C’est un moment qui n’a rien d’anodin. Une charnière. Qu’il s’agisse d’une décision mûrement réfléchie ou d’un coup de tête, cela ne doit rien au hasard. Il y a cet instant où l’on décide de basculer, où l’on juge que l’heure est venue de passer de l’autre côté de l’hiver. Est-ce le soleil qui accélère le rythme de ses visites ? L’air plus doux qui renvoie les chandails au placard ? Les rosiers animés d’une nouvelle vigueur ? Ou plus simplement le retour de la jupe et des chansons légères ? En tout cas, on se réveille un beau matin et l’envie est là. On entérine l’arrivée du printemps : on change de parfum.

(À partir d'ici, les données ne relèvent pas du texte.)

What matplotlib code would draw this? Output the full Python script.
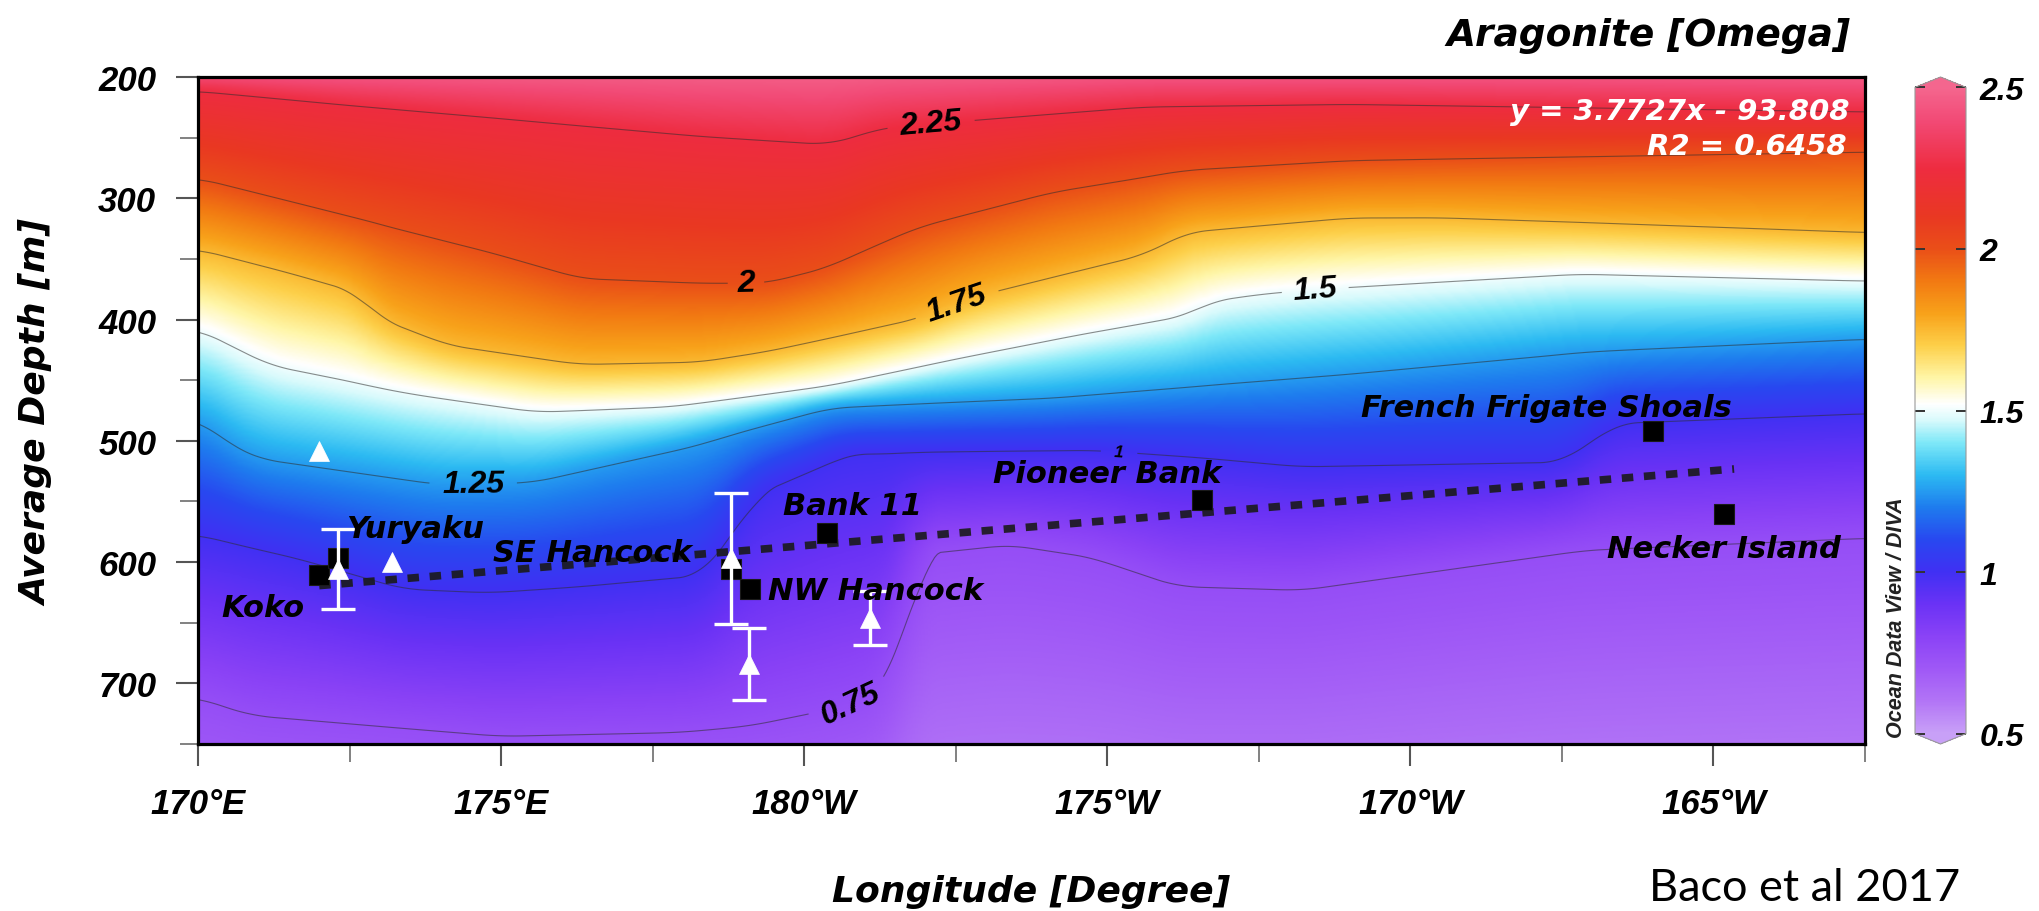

C’est ainsi que j’ai abandonné les effluves chaudes et veloutées de Serge Lutens (j’ai pratiqué l’hiver durant un mélange personnel de Chêne et de Santal Blanc) et la présence radieuse d’Habit Rouge de Guerlain (mon parfum du week-end, indissociable des rumeurs de la campagne) pour plonger dans la légèreté tendre et vive de mon Acqua di Parma. J’y reviens depuis des années, dès les beaux jours ralliés. La première aspersion provoque en moi l’afflux soudain de centaines de souvenirs ensoleillés. J’aime retrouver son jaune vif et tranchant, à la fraîcheur bouton d’or, et ses notes fleuries, frivoles comme un nuage qui fuit.
Alors, voilà, je vous l’annonce officiellement : pour moi, le printemps est arrivé ce matin.